• **Work to do**:
Copy the lines below as they are; omit the images they contain.

• **Source data**:

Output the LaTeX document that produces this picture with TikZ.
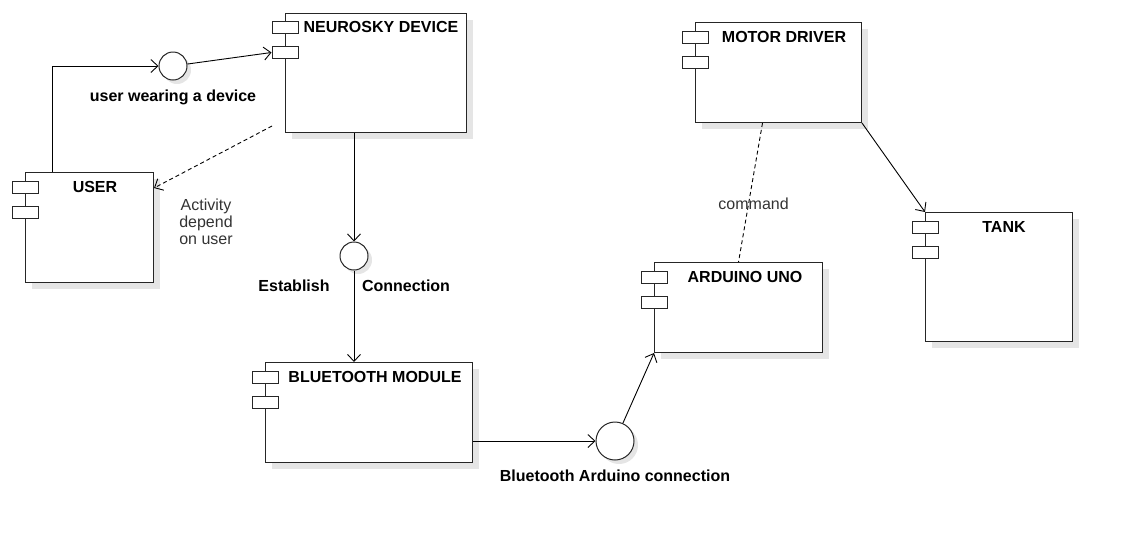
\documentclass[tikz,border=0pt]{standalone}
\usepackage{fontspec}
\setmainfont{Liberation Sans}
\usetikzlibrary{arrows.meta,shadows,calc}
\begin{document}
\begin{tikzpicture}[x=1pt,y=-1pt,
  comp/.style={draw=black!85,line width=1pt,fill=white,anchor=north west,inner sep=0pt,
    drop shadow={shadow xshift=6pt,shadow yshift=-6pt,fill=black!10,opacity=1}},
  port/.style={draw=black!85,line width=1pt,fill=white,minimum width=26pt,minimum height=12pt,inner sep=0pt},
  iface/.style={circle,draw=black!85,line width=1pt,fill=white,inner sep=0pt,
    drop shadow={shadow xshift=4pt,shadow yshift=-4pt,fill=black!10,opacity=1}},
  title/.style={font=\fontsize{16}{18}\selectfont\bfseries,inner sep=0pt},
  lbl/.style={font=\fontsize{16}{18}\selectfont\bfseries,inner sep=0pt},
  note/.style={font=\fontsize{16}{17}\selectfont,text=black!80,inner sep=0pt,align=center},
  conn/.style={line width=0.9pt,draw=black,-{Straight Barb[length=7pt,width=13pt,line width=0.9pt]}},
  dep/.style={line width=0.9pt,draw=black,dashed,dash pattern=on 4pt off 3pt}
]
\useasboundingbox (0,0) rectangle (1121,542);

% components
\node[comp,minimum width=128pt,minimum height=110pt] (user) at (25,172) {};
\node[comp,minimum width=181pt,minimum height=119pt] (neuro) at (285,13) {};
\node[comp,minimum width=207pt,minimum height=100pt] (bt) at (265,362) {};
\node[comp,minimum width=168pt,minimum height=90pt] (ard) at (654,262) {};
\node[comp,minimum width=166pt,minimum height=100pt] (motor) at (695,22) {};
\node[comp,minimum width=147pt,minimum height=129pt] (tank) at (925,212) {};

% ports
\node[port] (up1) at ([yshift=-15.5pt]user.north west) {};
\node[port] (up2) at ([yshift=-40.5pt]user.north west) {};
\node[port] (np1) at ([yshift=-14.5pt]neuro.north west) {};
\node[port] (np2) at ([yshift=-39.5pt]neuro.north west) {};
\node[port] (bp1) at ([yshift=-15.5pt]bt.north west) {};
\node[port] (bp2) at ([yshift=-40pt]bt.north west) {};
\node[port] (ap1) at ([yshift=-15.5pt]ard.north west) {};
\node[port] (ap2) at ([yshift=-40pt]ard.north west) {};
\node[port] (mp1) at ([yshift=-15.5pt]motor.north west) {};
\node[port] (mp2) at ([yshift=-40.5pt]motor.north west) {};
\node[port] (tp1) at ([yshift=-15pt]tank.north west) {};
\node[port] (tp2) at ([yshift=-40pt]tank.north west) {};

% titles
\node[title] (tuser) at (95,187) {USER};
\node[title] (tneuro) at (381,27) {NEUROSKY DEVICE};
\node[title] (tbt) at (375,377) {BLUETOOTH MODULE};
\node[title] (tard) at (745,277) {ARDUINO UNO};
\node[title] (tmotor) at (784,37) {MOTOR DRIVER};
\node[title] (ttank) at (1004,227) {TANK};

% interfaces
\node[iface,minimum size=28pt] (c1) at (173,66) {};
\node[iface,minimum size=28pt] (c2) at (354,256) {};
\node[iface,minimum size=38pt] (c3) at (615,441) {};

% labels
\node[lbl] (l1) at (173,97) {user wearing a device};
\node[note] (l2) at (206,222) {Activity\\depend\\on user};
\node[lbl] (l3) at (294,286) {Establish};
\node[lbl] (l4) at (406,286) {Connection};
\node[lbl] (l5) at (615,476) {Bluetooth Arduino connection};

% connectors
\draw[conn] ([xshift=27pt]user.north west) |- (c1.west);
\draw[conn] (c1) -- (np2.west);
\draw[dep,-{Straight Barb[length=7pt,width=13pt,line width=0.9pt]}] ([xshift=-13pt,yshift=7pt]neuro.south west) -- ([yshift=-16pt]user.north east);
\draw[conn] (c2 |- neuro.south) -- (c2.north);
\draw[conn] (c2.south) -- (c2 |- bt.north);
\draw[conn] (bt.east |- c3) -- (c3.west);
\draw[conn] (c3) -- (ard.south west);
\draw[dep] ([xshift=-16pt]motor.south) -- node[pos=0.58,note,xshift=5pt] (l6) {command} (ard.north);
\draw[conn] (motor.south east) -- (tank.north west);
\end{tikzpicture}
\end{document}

• **Task answer**:
Output the LaTeX document that produces this picture with TikZ.
\documentclass[tikz,border=0pt]{standalone}
\usepackage{fontspec}
\setmainfont{Liberation Sans}
\usetikzlibrary{arrows.meta,shadows,calc}
\begin{document}
\begin{tikzpicture}[x=1pt,y=-1pt,
  comp/.style={draw=black!85,line width=1pt,fill=white,anchor=north west,inner sep=0pt,
    drop shadow={shadow xshift=6pt,shadow yshift=-6pt,fill=black!10,opacity=1}},
  port/.style={draw=black!85,line width=1pt,fill=white,minimum width=26pt,minimum height=12pt,inner sep=0pt},
  iface/.style={circle,draw=black!85,line width=1pt,fill=white,inner sep=0pt,
    drop shadow={shadow xshift=4pt,shadow yshift=-4pt,fill=black!10,opacity=1}},
  title/.style={font=\fontsize{16}{18}\selectfont\bfseries,inner sep=0pt},
  lbl/.style={font=\fontsize{16}{18}\selectfont\bfseries,inner sep=0pt},
  note/.style={font=\fontsize{16}{17}\selectfont,text=black!80,inner sep=0pt,align=center},
  conn/.style={line width=0.9pt,draw=black,-{Straight Barb[length=7pt,width=13pt,line width=0.9pt]}},
  dep/.style={line width=0.9pt,draw=black,dashed,dash pattern=on 4pt off 3pt}
]
\useasboundingbox (0,0) rectangle (1121,542);

% components
\node[comp,minimum width=128pt,minimum height=110pt] (user) at (25,172) {};
\node[comp,minimum width=181pt,minimum height=119pt] (neuro) at (285,13) {};
\node[comp,minimum width=207pt,minimum height=100pt] (bt) at (265,362) {};
\node[comp,minimum width=168pt,minimum height=90pt] (ard) at (654,262) {};
\node[comp,minimum width=166pt,minimum height=100pt] (motor) at (695,22) {};
\node[comp,minimum width=147pt,minimum height=129pt] (tank) at (925,212) {};

% ports
\node[port] (up1) at ([yshift=-15.5pt]user.north west) {};
\node[port] (up2) at ([yshift=-40.5pt]user.north west) {};
\node[port] (np1) at ([yshift=-14.5pt]neuro.north west) {};
\node[port] (np2) at ([yshift=-39.5pt]neuro.north west) {};
\node[port] (bp1) at ([yshift=-15.5pt]bt.north west) {};
\node[port] (bp2) at ([yshift=-40pt]bt.north west) {};
\node[port] (ap1) at ([yshift=-15.5pt]ard.north west) {};
\node[port] (ap2) at ([yshift=-40pt]ard.north west) {};
\node[port] (mp1) at ([yshift=-15.5pt]motor.north west) {};
\node[port] (mp2) at ([yshift=-40.5pt]motor.north west) {};
\node[port] (tp1) at ([yshift=-15pt]tank.north west) {};
\node[port] (tp2) at ([yshift=-40pt]tank.north west) {};

% titles
\node[title] (tuser) at (95,187) {USER};
\node[title] (tneuro) at (381,27) {NEUROSKY DEVICE};
\node[title] (tbt) at (375,377) {BLUETOOTH MODULE};
\node[title] (tard) at (745,277) {ARDUINO UNO};
\node[title] (tmotor) at (784,37) {MOTOR DRIVER};
\node[title] (ttank) at (1004,227) {TANK};

% interfaces
\node[iface,minimum size=28pt] (c1) at (173,66) {};
\node[iface,minimum size=28pt] (c2) at (354,256) {};
\node[iface,minimum size=38pt] (c3) at (615,441) {};

% labels
\node[lbl] (l1) at (173,97) {user wearing a device};
\node[note] (l2) at (206,222) {Activity\\depend\\on user};
\node[lbl] (l3) at (294,286) {Establish};
\node[lbl] (l4) at (406,286) {Connection};
\node[lbl] (l5) at (615,476) {Bluetooth Arduino connection};

% connectors
\draw[conn] ([xshift=27pt]user.north west) |- (c1.west);
\draw[conn] (c1) -- (np2.west);
\draw[dep,-{Straight Barb[length=7pt,width=13pt,line width=0.9pt]}] ([xshift=-13pt,yshift=7pt]neuro.south west) -- ([yshift=-16pt]user.north east);
\draw[conn] (c2 |- neuro.south) -- (c2.north);
\draw[conn] (c2.south) -- (c2 |- bt.north);
\draw[conn] (bt.east |- c3) -- (c3.west);
\draw[conn] (c3) -- (ard.south west);
\draw[dep] ([xshift=-16pt]motor.south) -- node[pos=0.58,note,xshift=5pt] (l6) {command} (ard.north);
\draw[conn] (motor.south east) -- (tank.north west);
\end{tikzpicture}
\end{document}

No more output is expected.